Task description:
Begin with the first line of the material and copy each line word for word through the line that contains "from bokeh.resources import INLINE"; the pictures are left out.

Supplied material:
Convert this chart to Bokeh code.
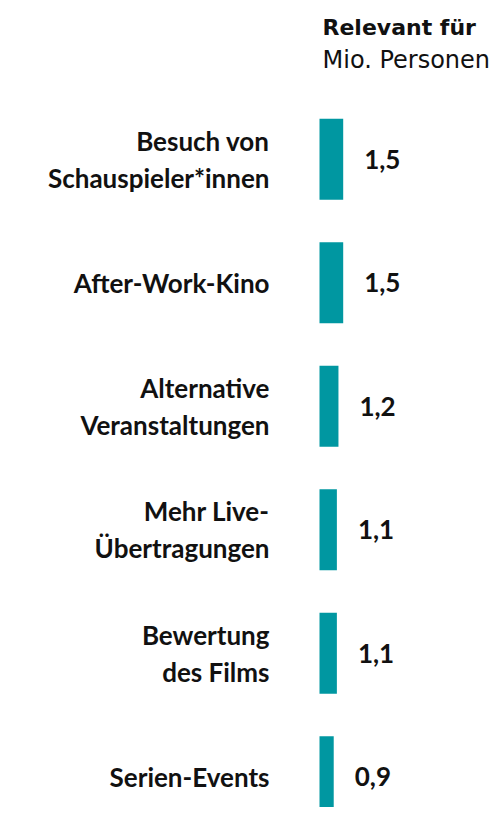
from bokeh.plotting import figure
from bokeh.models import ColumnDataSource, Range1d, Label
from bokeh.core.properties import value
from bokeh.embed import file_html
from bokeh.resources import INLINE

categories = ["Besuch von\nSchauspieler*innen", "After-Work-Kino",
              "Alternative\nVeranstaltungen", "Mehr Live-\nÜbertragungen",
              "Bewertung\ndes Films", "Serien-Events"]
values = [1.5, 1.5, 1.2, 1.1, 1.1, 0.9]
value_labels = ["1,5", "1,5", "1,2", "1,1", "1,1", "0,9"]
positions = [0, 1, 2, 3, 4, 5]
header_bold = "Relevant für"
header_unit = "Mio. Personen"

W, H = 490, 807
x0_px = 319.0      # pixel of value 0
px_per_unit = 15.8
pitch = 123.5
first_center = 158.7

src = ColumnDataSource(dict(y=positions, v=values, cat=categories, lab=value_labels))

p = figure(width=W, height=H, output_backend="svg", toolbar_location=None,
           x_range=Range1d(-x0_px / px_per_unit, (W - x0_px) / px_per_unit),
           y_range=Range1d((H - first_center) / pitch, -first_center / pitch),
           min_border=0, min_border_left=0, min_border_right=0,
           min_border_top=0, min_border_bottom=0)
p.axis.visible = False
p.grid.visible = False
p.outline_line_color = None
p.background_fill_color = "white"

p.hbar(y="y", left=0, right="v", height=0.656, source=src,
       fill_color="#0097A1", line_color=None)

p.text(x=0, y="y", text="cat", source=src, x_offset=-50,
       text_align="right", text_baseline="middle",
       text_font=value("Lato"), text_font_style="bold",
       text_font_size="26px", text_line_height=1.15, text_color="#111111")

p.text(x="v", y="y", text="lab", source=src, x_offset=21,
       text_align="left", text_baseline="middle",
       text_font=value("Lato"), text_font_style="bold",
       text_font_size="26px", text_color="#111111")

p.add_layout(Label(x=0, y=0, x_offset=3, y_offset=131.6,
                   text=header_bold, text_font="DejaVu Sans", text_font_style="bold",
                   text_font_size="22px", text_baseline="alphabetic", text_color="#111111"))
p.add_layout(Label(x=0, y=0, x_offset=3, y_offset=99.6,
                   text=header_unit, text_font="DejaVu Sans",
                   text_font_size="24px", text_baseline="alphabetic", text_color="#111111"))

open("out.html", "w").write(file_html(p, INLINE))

Correct response:
Convert this chart to Bokeh code.
from bokeh.plotting import figure
from bokeh.models import ColumnDataSource, Range1d, Label
from bokeh.core.properties import value
from bokeh.embed import file_html
from bokeh.resources import INLINE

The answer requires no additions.